§ EXERCISE AIM:
From the entries below, please gather each line containing the string "this".

***

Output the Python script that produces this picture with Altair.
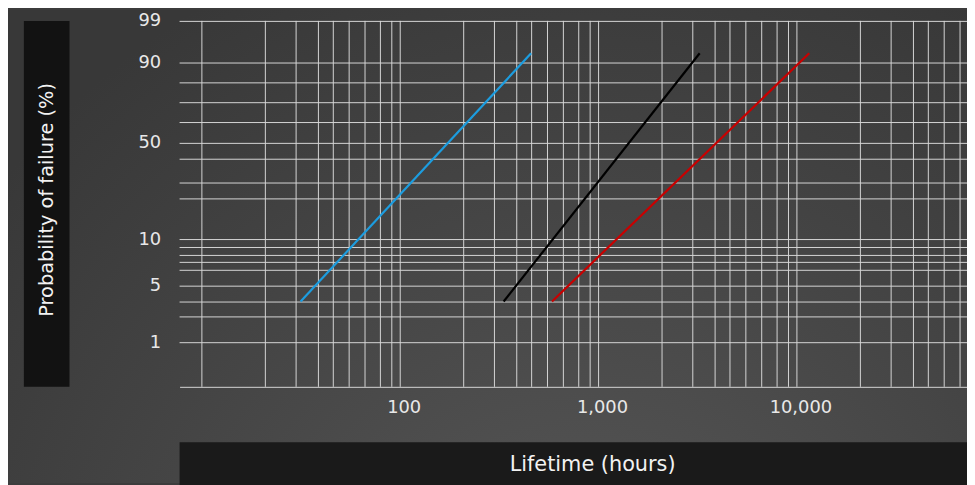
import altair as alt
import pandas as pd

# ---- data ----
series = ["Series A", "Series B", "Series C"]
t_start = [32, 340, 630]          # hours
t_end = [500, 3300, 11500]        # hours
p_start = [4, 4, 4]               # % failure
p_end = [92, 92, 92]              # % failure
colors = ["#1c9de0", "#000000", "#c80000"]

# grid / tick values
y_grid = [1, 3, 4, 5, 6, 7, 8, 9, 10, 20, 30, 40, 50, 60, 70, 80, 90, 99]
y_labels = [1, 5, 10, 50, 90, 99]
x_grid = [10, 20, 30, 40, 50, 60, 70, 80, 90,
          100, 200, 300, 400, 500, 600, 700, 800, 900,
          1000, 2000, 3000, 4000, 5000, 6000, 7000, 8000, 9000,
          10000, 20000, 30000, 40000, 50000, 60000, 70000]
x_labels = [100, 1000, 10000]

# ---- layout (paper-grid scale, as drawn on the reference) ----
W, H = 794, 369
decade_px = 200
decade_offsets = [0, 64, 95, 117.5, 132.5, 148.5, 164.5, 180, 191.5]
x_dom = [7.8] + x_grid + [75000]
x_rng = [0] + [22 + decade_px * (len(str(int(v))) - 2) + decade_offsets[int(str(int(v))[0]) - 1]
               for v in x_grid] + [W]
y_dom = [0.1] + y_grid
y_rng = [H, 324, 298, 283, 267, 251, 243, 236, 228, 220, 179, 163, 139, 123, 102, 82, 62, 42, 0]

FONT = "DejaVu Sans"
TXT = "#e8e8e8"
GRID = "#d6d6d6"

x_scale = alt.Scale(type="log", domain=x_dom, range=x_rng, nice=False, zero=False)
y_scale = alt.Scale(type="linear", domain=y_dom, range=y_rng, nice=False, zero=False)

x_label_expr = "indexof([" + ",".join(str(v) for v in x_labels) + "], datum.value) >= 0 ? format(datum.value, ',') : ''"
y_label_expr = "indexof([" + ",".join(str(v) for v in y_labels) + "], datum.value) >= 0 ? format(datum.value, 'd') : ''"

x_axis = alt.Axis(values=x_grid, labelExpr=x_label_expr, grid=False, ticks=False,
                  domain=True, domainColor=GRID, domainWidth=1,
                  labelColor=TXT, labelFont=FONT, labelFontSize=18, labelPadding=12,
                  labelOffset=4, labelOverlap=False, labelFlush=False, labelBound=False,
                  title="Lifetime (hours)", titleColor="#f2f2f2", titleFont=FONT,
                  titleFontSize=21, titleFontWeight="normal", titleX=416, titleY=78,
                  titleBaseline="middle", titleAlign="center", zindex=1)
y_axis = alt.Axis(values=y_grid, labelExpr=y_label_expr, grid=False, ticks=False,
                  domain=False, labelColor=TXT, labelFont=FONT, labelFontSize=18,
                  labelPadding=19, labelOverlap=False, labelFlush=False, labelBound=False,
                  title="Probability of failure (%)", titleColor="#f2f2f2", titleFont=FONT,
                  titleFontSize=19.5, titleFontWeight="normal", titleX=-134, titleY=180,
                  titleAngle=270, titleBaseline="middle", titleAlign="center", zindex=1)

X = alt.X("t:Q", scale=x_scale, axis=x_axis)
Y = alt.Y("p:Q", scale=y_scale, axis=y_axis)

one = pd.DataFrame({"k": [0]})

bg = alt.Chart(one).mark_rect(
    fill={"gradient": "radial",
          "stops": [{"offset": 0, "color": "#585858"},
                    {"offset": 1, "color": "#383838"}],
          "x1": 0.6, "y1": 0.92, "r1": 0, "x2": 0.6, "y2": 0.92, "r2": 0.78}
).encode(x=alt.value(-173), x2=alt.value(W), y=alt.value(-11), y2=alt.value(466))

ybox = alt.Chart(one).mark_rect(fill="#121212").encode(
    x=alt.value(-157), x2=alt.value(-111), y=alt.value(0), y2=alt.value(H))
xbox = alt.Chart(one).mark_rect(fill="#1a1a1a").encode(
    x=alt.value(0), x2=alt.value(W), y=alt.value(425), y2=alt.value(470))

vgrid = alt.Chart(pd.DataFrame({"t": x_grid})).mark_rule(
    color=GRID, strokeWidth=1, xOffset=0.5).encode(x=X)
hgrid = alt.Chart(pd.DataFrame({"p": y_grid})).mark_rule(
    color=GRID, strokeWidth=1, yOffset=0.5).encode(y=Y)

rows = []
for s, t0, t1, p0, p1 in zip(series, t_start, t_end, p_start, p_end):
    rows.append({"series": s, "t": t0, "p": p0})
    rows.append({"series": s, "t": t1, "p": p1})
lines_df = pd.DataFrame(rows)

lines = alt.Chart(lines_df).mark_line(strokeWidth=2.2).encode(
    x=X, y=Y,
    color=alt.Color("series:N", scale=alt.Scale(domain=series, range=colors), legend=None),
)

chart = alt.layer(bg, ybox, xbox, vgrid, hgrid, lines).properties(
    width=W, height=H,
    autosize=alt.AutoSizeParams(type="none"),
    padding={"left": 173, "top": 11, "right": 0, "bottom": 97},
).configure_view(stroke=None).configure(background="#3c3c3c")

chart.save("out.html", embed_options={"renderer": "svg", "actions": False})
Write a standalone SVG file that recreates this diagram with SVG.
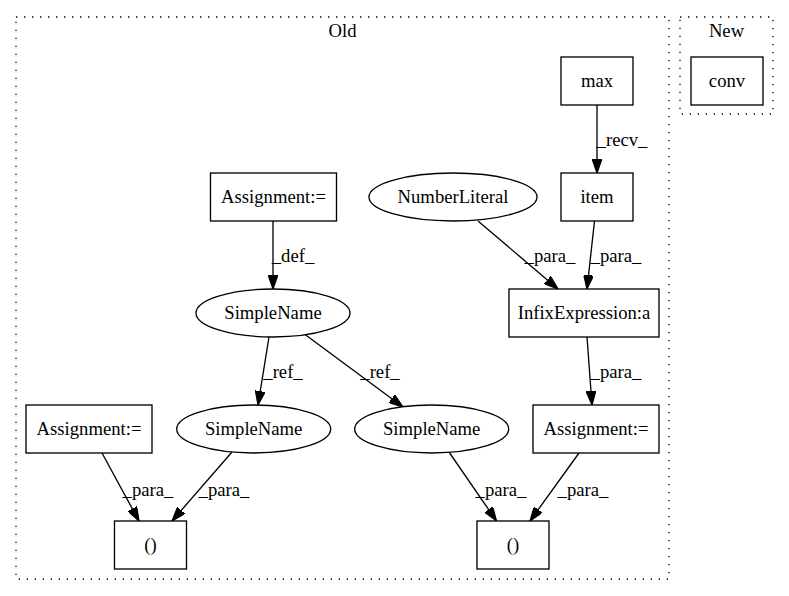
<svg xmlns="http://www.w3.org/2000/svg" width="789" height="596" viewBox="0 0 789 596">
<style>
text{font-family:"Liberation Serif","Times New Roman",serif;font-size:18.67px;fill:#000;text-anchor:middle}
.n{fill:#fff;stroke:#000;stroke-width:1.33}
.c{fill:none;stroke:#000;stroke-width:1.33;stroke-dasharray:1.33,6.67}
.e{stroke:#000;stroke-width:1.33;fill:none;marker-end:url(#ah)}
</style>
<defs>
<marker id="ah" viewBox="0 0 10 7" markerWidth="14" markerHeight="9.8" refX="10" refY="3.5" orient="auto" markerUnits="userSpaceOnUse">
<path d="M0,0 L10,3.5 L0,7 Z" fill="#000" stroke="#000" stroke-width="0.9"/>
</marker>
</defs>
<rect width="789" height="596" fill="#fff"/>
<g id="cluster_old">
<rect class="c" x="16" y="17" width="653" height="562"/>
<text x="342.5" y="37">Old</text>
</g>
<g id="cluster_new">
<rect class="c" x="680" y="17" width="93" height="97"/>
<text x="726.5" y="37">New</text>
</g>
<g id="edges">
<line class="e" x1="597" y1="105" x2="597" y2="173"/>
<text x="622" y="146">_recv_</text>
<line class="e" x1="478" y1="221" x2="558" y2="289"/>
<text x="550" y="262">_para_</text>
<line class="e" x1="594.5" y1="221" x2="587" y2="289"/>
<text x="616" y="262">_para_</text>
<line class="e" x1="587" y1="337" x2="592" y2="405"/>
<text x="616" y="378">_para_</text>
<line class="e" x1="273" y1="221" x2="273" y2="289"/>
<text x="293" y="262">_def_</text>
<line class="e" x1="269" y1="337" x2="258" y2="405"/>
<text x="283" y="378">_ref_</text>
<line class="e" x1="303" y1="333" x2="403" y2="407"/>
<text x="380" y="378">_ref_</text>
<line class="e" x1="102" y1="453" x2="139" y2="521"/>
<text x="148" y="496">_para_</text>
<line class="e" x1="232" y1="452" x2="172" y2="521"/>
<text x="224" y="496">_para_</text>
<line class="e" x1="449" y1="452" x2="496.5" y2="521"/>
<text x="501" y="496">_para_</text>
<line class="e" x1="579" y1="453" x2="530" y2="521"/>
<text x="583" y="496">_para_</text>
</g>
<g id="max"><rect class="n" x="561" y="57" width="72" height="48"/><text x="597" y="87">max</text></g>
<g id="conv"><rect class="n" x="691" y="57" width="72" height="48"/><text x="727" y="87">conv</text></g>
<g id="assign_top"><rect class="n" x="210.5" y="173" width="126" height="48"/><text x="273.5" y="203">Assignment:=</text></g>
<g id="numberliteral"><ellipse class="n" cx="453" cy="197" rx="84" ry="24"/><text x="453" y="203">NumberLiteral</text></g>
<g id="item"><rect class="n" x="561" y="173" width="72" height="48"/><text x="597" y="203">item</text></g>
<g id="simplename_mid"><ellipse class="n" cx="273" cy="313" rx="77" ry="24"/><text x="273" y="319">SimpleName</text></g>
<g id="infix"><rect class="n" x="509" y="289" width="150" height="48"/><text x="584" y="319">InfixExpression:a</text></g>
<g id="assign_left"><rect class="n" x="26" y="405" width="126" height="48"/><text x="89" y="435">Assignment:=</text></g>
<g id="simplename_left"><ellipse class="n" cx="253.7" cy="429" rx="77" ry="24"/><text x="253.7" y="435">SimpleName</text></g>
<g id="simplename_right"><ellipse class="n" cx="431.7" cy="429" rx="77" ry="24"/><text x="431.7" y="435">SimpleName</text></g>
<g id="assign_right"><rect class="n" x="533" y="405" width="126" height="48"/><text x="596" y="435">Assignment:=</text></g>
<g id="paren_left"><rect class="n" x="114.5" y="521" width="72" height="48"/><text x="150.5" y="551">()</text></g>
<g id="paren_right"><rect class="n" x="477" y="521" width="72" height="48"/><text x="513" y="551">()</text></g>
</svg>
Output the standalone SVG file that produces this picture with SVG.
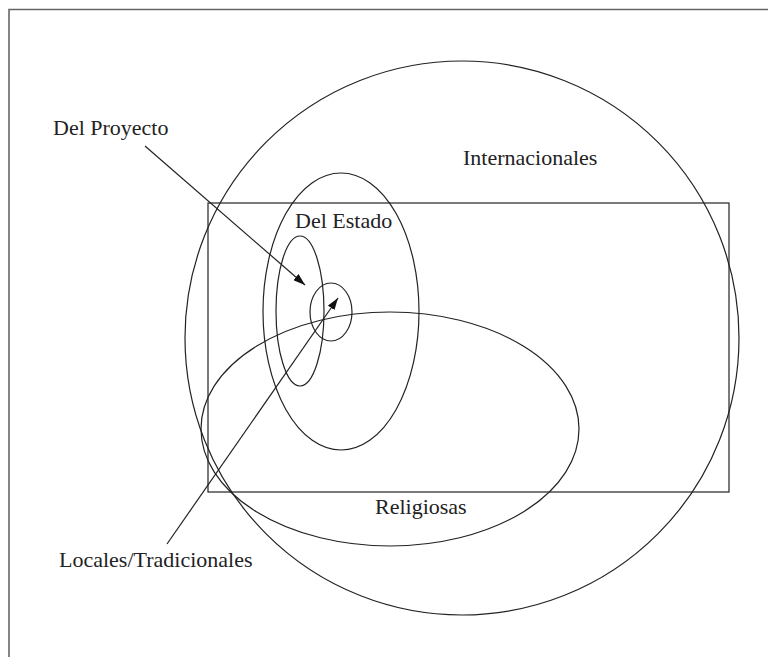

***

§ OUTPUT:
Output the Python script that produces this picture with Altair.
Write a standalone SVG file that recreates this diagram with SVG.
Output the standalone SVG file that produces this picture with SVG.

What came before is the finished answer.